Yale had already managed to gobble up a large portion of the wealth of another of Standard Oil's original investors, Oliver Payne (Yale ), when the William Collins Whitney family split in two--one son William Payne Whitney casting his fortune with Yale and his Standard Oil heir uncle; the other, Harry Payne Whitney, siding with their father. Harry married into the Vanderbilt family, went to Harvard, and cast his fortune on the side of the Morgan banking conglomerate for which his father had long helped with its pump-and-dump schemes. William Payne Whitney dropped his first name, married the daughter of Secretary of State John Hay, and became the father of John Hay "Jock" Whitney, the man who eventually took over the Freeport Sulphur company created by earlier progenitors of the company founded by the Swensons of Texas.

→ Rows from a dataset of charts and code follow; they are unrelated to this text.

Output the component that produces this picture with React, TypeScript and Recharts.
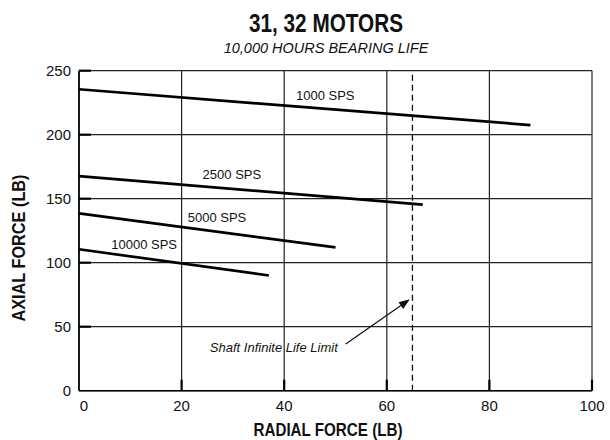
import { LineChart, Line, XAxis, YAxis, CartesianGrid, ReferenceLine, ReferenceDot } from 'recharts';

const FONT = "'Liberation Sans', Arial, Helvetica, sans-serif";

// axes
const radialTicks = [0, 20, 40, 60, 80, 100];
const axialTicks = [0, 50, 100, 150, 200, 250];

// bearing-life curves (radial lb -> axial lb), straight lines
const sps1000 = [
  { radial: 0, axial: 235.5 },
  { radial: 88, axial: 207.5 },
];
const sps2500 = [
  { radial: 0, axial: 167.7 },
  { radial: 67, axial: 145.3 },
];
const sps5000 = [
  { radial: 0, axial: 138.6 },
  { radial: 50, axial: 112 },
];
const sps10000 = [
  { radial: 0, axial: 110.5 },
  { radial: 37, axial: 90 },
];

const seriesData = [sps1000, sps2500, sps5000, sps10000];
const seriesNames = ['1000 SPS', '2500 SPS', '5000 SPS', '10000 SPS'];
const nameAnchors = [
  { radial: 48, axial: 231 },
  { radial: 29.8, axial: 169.3 },
  { radial: 26.9, axial: 135.7 },
  { radial: 12.7, axial: 114.6 },
];

const shaftLimit = 65;
const arrowFrom = { radial: 52, axial: 36.5 };
const arrowTo = { radial: 64.5, axial: 71.4 };

const YTick = (props: any) => {
  const { x, y, payload } = props;
  return (
    <g>
      {payload.value > 0 && <line x1={x} y1={y} x2={x + 12} y2={y} stroke="#000" strokeWidth={2.2} />}
      <text x={x - 8} y={y} dy={5} textAnchor="end" fontSize={15} fontFamily={FONT} fill="#111">
        {payload.value}
      </text>
    </g>
  );
};

const XTick = (props: any) => {
  const { x, y, payload } = props;
  return (
    <g>
      {payload.value > 0 && <line x1={x} y1={y} x2={x} y2={y - 11} stroke="#000" strokeWidth={2.2} />}
      <text x={payload.value === 0 ? x + 5 : x} y={y + 20} textAnchor="middle" fontSize={15} fontFamily={FONT} fill="#111">
        {payload.value}
      </text>
    </g>
  );
};

const ArrowShape = (props: any) => {
  const { x1, y1, x2, y2 } = props;
  const ang = Math.atan2(y2 - y1, x2 - x1);
  const len = 11;
  const half = 4;
  const bx = x2 - len * Math.cos(ang);
  const by = y2 - len * Math.sin(ang);
  const p1 = `${bx + half * Math.sin(ang)},${by - half * Math.cos(ang)}`;
  const p2 = `${bx - half * Math.sin(ang)},${by + half * Math.cos(ang)}`;
  return (
    <g>
      <line x1={x1} y1={y1} x2={bx} y2={by} stroke="#111" strokeWidth={1.2} />
      <polygon points={`${x2},${y2} ${p1} ${p2}`} fill="#111" />
      <text x={x1 - 8} y={y1 + 8} textAnchor="end" fontSize={13} fontStyle="italic" fontFamily={FONT} fill="#111">
        Shaft Infinite Life Limit
      </text>
    </g>
  );
};

export default function App() {
  return (
    <div style={{ position: 'absolute', left: 0, top: 0, width: 610, height: 440, background: '#fff' }}>
      <LineChart width={610} height={440} margin={{ top: 70.7, right: 18, bottom: 24.3, left: 0 }}>
        <CartesianGrid stroke="#222" strokeWidth={1.2} />
        <XAxis
          type="number"
          dataKey="radial"
          domain={[0, 100]}
          ticks={radialTicks}
          height={25}
          tickSize={0}
          tickMargin={0}
          tickLine={false}
          axisLine={{ stroke: '#000', strokeWidth: 1.6 }}
          tick={<XTick />}
        />
        <YAxis
          type="number"
          dataKey="axial"
          domain={[0, 250]}
          ticks={axialTicks}
          width={79}
          tickSize={0}
          tickMargin={0}
          tickLine={false}
          axisLine={{ stroke: '#000', strokeWidth: 1.6 }}
          tick={<YTick />}
        />
        <ReferenceLine x={shaftLimit} stroke="#111" strokeWidth={1.3} strokeDasharray="6 4" />
        {seriesData.map((d, i) => (
          <Line
            key={seriesNames[i]}
            data={d}
            dataKey="axial"
            type="linear"
            stroke="#000"
            strokeWidth={2.7}
            dot={false}
            activeDot={false}
            isAnimationActive={false}
          />
        ))}
        {nameAnchors.map((p, i) => (
          <ReferenceDot
            key={seriesNames[i]}
            x={p.radial}
            y={p.axial}
            r={0}
            stroke="none"
            fill="none"
            label={{ value: seriesNames[i], position: 'center', fontSize: 13, fontFamily: FONT, fill: '#111' }}
          />
        ))}
        <ReferenceLine
          segment={[
            { x: arrowFrom.radial, y: arrowFrom.axial },
            { x: arrowTo.radial, y: arrowTo.axial },
          ]}
          shape={<ArrowShape />}
        />
      </LineChart>
      <svg width={610} height={440} style={{ position: 'absolute', left: 0, top: 0, pointerEvents: 'none' }}>
        <text
          x={326}
          y={32}
          textAnchor="middle"
          fontSize={25}
          fontWeight="bold"
          fontFamily={FONT}
          fill="#111"
          textLength={154}
          lengthAdjust="spacingAndGlyphs"
        >
          31, 32 MOTORS
        </text>
        <text x={326} y={53} textAnchor="middle" fontSize={14.5} fontStyle="italic" fontFamily={FONT} fill="#111">
          10,000 HOURS BEARING LIFE
        </text>
        <text
          x={328}
          y={435.5}
          textAnchor="middle"
          fontSize={17.5}
          fontWeight="bold"
          fontFamily={FONT}
          fill="#111"
          textLength={149}
          lengthAdjust="spacingAndGlyphs"
        >
          RADIAL FORCE (LB)
        </text>
        <text
          x={25}
          y={248}
          transform="rotate(-90 25 248)"
          textAnchor="middle"
          fontSize={17.5}
          fontWeight="bold"
          fontFamily={FONT}
          fill="#111"
          textLength={147}
          lengthAdjust="spacingAndGlyphs"
        >
          AXIAL FORCE (LB)
        </text>
      </svg>
    </div>
  );
}
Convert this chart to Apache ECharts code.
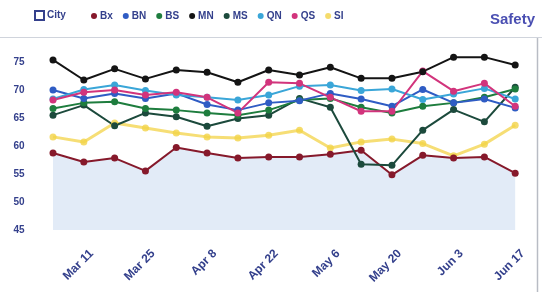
<!DOCTYPE html>
<html>
<head>
<meta charset="utf-8">
<script src="https://cdn.jsdelivr.net/npm/echarts@6/dist/echarts.min.js"></script>
<style>
html,body{margin:0;padding:0;background:#fff;}
#chart{width:542px;height:292px;}
</style>
</head>
<body>
<div id="chart"></div>
<script>
var categories = ['Mar 4','Mar 11','Mar 18','Mar 25','Apr 1','Apr 8','Apr 15','Apr 22','Apr 29','May 6','May 13','May 20','May 27','Jun 3','Jun 10','Jun 17'];
var seriesNames = ['Bx','BN','BS','MN','MS','QN','QS','SI'];
var Bx = [58.8, 57.2, 57.9, 55.6, 59.8, 58.8, 57.9, 58.1, 58.1, 58.6, 59.3, 54.9, 58.4, 57.9, 58.1, 55.2];
var BN = [70.1, 68.6, 69.5, 68.6, 69.5, 67.5, 66.5, 67.8, 68.2, 69.5, 68.5, 67.2, 70.2, 67.8, 68.5, 66.9];
var BS = [66.8, 67.8, 68.0, 66.8, 66.5, 66.0, 65.6, 66.5, 68.3, 68.6, 67.0, 66.0, 67.2, 67.8, 68.8, 70.3];
var MN = [75.5, 71.9, 73.9, 72.1, 73.7, 73.3, 71.5, 73.7, 72.8, 74.2, 72.2, 72.2, 73.4, 76.0, 76.0, 74.6];
var MS = [65.6, 67.4, 63.7, 66.0, 65.3, 63.6, 65.0, 65.6, 68.6, 67.0, 56.8, 56.6, 62.9, 66.6, 64.4, 70.6];
var QN = [68.5, 70.2, 71.0, 70.0, 69.2, 68.8, 68.3, 69.2, 70.8, 71.0, 70.0, 70.3, 68.4, 69.4, 70.4, 68.5];
var QS = [68.3, 69.7, 70.1, 69.2, 69.7, 68.8, 66.0, 71.5, 71.3, 68.8, 66.3, 66.3, 73.5, 69.9, 71.3, 67.2];
var SI = [61.7, 60.8, 64.2, 63.3, 62.4, 61.7, 61.5, 62.0, 62.9, 59.7, 60.8, 61.3, 60.5, 58.3, 60.4, 63.8];
var yTicks = [45, 50, 55, 60, 65, 70, 75];

var colors = {
  Bx: '#86192b', BN: '#2f5cc4', BS: '#1e7d3e', MN: '#141414',
  MS: '#1c4a3c', QN: '#3aa6d8', QS: '#d2347c', SI: '#f3d347'
};
var dataMap = {Bx:Bx, BN:BN, BS:BS, MN:MN, MS:MS, QN:QN, QS:QS, SI:SI};
var drawOrder = ['SI','Bx','MS','BS','BN','QN','QS','MN'];

var textColor = '#34408c';
var series = drawOrder.map(function(n){
  var s = {
    name: n, type: 'line', data: dataMap[n],
    symbol: 'circle', symbolSize: 7,
    lineStyle: {width: n === 'SI' ? 3 : 2, color: colors[n], opacity: n === 'SI' ? 0.75 : 1},
    itemStyle: {color: colors[n], opacity: n === 'SI' ? 0.8 : 1},
    emphasis: {disabled: true},
    animation: false
  };
  if (n === 'Bx') {
    s.areaStyle = {color: '#dfe9f6', opacity: 0.9, origin: 'start'};
  }
  return s;
});

var chart = echarts.init(document.getElementById('chart'));
chart.setOption({
  backgroundColor: '#ffffff',
  animation: false,
  title: {
    text: 'Safety', right: 2, top: 7,
    textStyle: {color: '#4a4fb2', fontSize: 15, fontWeight: 'bold', fontFamily: 'Liberation Sans'}
  },
  legend: {
    data: seriesNames, left: 86, top: 6,
    icon: 'circle', itemWidth: 6, itemHeight: 6, itemGap: 10,
    textStyle: {color: textColor, fontSize: 10, fontWeight: 'bold', fontFamily: 'Liberation Sans', padding: [0,0,0,-2]}
  },
  graphic: [
    {type: 'rect', left: 34, top: 10, shape: {width: 9, height: 9},
     style: {fill: '#fff', stroke: textColor, lineWidth: 2}},
    {type: 'text', left: 47, top: 10,
     style: {text: 'City', fill: textColor, font: 'bold 10px Liberation Sans'}},
    {type: 'line', shape: {x1: 0, y1: 37.5, x2: 542, y2: 37.5},
     style: {stroke: '#d0d4dc', lineWidth: 1}},
    {type: 'line', shape: {x1: 537.5, y1: 38, x2: 537.5, y2: 292},
     style: {stroke: '#b8bcc4', lineWidth: 1.5}}
  ],
  grid: {left: 37.6, right: 11.4, top: 46, bottom: 62},
  xAxis: {
    type: 'category', data: categories, boundaryGap: true,
    axisLine: {show: false}, axisTick: {show: false},
    axisLabel: {
      interval: function(i){ return i % 2 === 1; },
      rotate: 45, margin: 14, color: textColor, fontSize: 12, fontWeight: 'bold',
      fontFamily: 'Liberation Sans', verticalAlign: 'top', lineHeight: 22
    }
  },
  yAxis: {
    type: 'value', min: yTicks[0], max: 78, interval: 5,
    axisLine: {show: false}, axisTick: {show: false}, splitLine: {show: false},
    axisLabel: {showMaxLabel: false, margin: 13, color: textColor, fontSize: 10, fontWeight: 'bold',
      fontFamily: 'Liberation Sans'}
  },
  series: series
});
</script>
</body>
</html>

The two or three decades after the Stillmans merged with the Rockefellers was the most crucial period in American history. It witnessed the shift of control of America's wealth from the Morgan elites to the Rockefeller upstarts, with Stillman betting his children's lives on the side of oil. William F. Engdahl has expressed the evidence garnered by previous researchers like Anthony Sutton and Eustace Mullins, when he writes in Gods of Money: Wall Street and the Death of the American Century:
In 1930 as most banks were struggling to survive, Rockefeller's Chase National Bank was thriving... Chase Bank's most significant acquisition during the first months of the financial crisis in 1930 was the Equitable Trust Company of New York, the largest stockholder of which was John D. Rockefeller Jr. This made the Chase Bank the largest bank in America and indeed the world.

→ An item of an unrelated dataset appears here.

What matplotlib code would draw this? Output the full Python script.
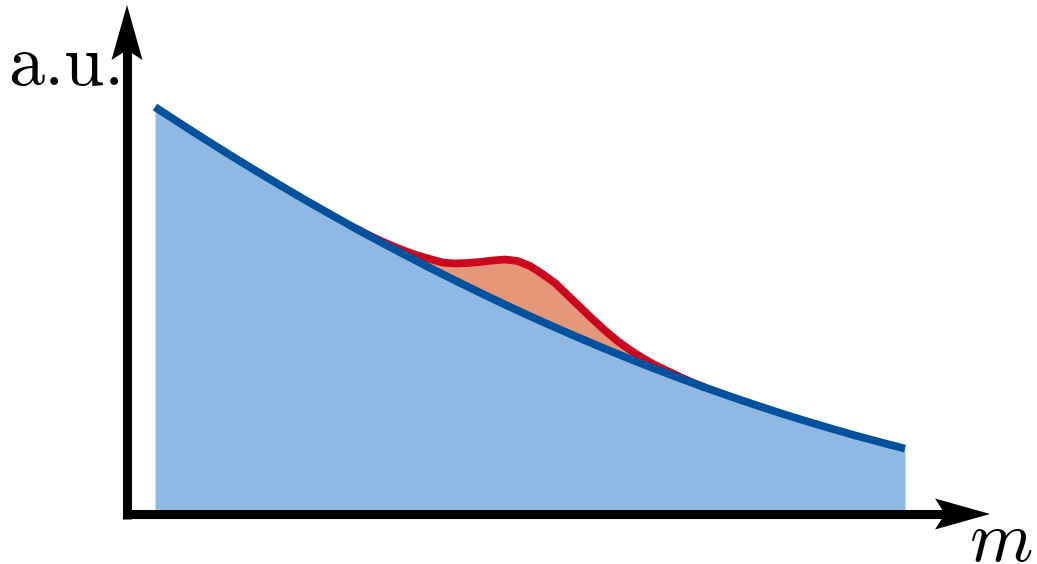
import numpy as np
import matplotlib.pyplot as plt
from matplotlib.patches import Polygon

# mass axis (arbitrary units)
m = np.arange(0.25, 7.76, 0.25)

# smooth falling background
background = [4.07, 3.907, 3.747, 3.590, 3.437, 3.288, 3.141, 2.999, 2.859,
              2.723, 2.591, 2.461, 2.336, 2.213, 2.094, 1.978, 1.866, 1.758,
              1.652, 1.550, 1.452, 1.357, 1.265, 1.177, 1.092, 1.010, 0.932,
              0.858, 0.786, 0.719, 0.654]

# background + resonance bump, on a finer grid where it sits above the background
signal_m = np.arange(2.25, 5.751, 0.125)
signal = [2.859, 2.795, 2.735, 2.68, 2.63, 2.585, 2.55, 2.515, 2.505, 2.51,
          2.52, 2.535, 2.545, 2.53, 2.48, 2.40, 2.31, 2.19, 2.07, 1.95,
          1.835, 1.73, 1.64, 1.56, 1.49, 1.43, 1.37, 1.315, 1.265]

light_blue = '#8FB9E3'
dark_blue = '#00519E'
red = '#CC061E'
salmon = '#E5977A'


def arrow_head(ax, tip, direction, length=0.55, half_width=0.155, notch=0.10):
    """Filled latex-style arrow head at tip, pointing along direction."""
    d = np.array(direction, float)
    n = np.array([-d[1], d[0]])
    tip = np.array(tip, float)
    back = tip - length * d
    pts = [tip, back + half_width * n, back + notch * d, back - half_width * n]
    ax.add_patch(Polygon(pts, closed=True, color='black', lw=0, zorder=6))


fig = plt.figure(figsize=(10.37, 5.64), dpi=100)
ax = fig.add_axes([0, 0, 1, 1])
ax.set_xlim(-1.30, 9.07)
ax.set_ylim(-0.50, 5.14)
ax.axis('off')

bg = np.array(background)
ax.fill_between(m, 0, bg, color=light_blue, lw=0, zorder=1)

# region between bump and background
inside = (m >= signal_m[0] - 1e-9) & (m <= signal_m[-1] + 1e-9)
poly_x = np.r_[signal_m, m[inside][::-1]]
poly_y = np.r_[signal, bg[inside][::-1]]
ax.fill(poly_x, poly_y, color=salmon, lw=0, zorder=2)

ax.plot(signal_m, signal, color=red, lw=5.6, solid_capstyle='butt',
        solid_joinstyle='round', zorder=3)
ax.plot(m, background, color=dark_blue, lw=5.6, solid_capstyle='butt',
        solid_joinstyle='round', zorder=4)

# axes with arrows
ax.plot([-0.03, -0.03], [-0.045, 4.70], color='black', lw=6.5,
        solid_capstyle='butt', zorder=5)
ax.plot([-0.075, 8.30], [0.0, 0.0], color='black', lw=6.5,
        solid_capstyle='butt', zorder=5)
arrow_head(ax, (-0.03, 5.09), (0, 1))
arrow_head(ax, (8.60, 0.0), (1, 0))

ax.text(-0.06, 4.29, 'a.u.', family='cmr10', fontsize=52,
        ha='right', va='baseline')
ax.text(9.035, -0.465, 'm', family='cmmi10', fontsize=52,
        ha='right', va='baseline')

fig.savefig('out.png', dpi=100)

As a result of their dominant position following the decline of the House of Morgan during the depression, the Rockefeller group, in addition to controlling Chase Bank and First City Bank of New York, controlled the largest US oil companies.
... The Rockefeller group also consolidated a commanding control over the major chemical and defense-related industries.

See one of the books by Anthony C. Sutton, Wall Street and the Bolshevik Revolution, which summed up each group's investments prior to the 1929 crash.
Before World War I, the financial and business structure of the United States was dominated by two conglomerates: Standard Oil, or the Rockefeller enterprise, and the Morgan complex of industries — finance and transportation companies. Rockefeller and Morgan trust alliances dominated not only Wall Street but, through interlocking directorships, almost the entire economic fabric of the United States.
Rockefeller interests monopolized the petroleum and allied industries, and controlled the copper trust, the smelters trust, and the gigantic tobacco trust, in addition to having influence in some Morgan properties such as the U.S. Steel Corporation as well as in hundreds of smaller industrial trusts, public service operations, railroads, and banking institutions. National City Bank was the largest of the banks influenced by Standard Oil-Rockefeller, but financial control extended to the United States Trust Company and Hanover National Bank as well as to major life insurance companies — Equitable Life and Mutual of New York. 
The great Morgan enterprises were in steel, shipping, and the electrical industry; they included General Electric, the rubber trust, and railroads. Like Rockefeller, Morgan controlled financial corporations — the National Bank of Commerce and the Chase National Bank, New York Life Insurance, and the Guaranty Trust Company. The names J.P. Morgan and Guaranty Trust Company occur repeatedly throughout this book. In the early part of the twentieth century the Guaranty Trust Company was dominated by the Harriman interests. When the elder Harriman (Edward Henry) died in 1909, Morgan and associates bought into Guaranty Trust as well as into Mutual Life and New York Life. In 1919 Morgan also bought control of Equitable Life,and the Guaranty Trust Company absorbed an additional six lesser trust companies. Therefore, at the end of World War I the Guaranty Trust and Bankers Trust were, respectively, the first and second largest trust companies in the United States, both dominated by Morgan interests. [emphasis added]

One last reminder before closing this post:
If you want to know who is in control, always follow the money!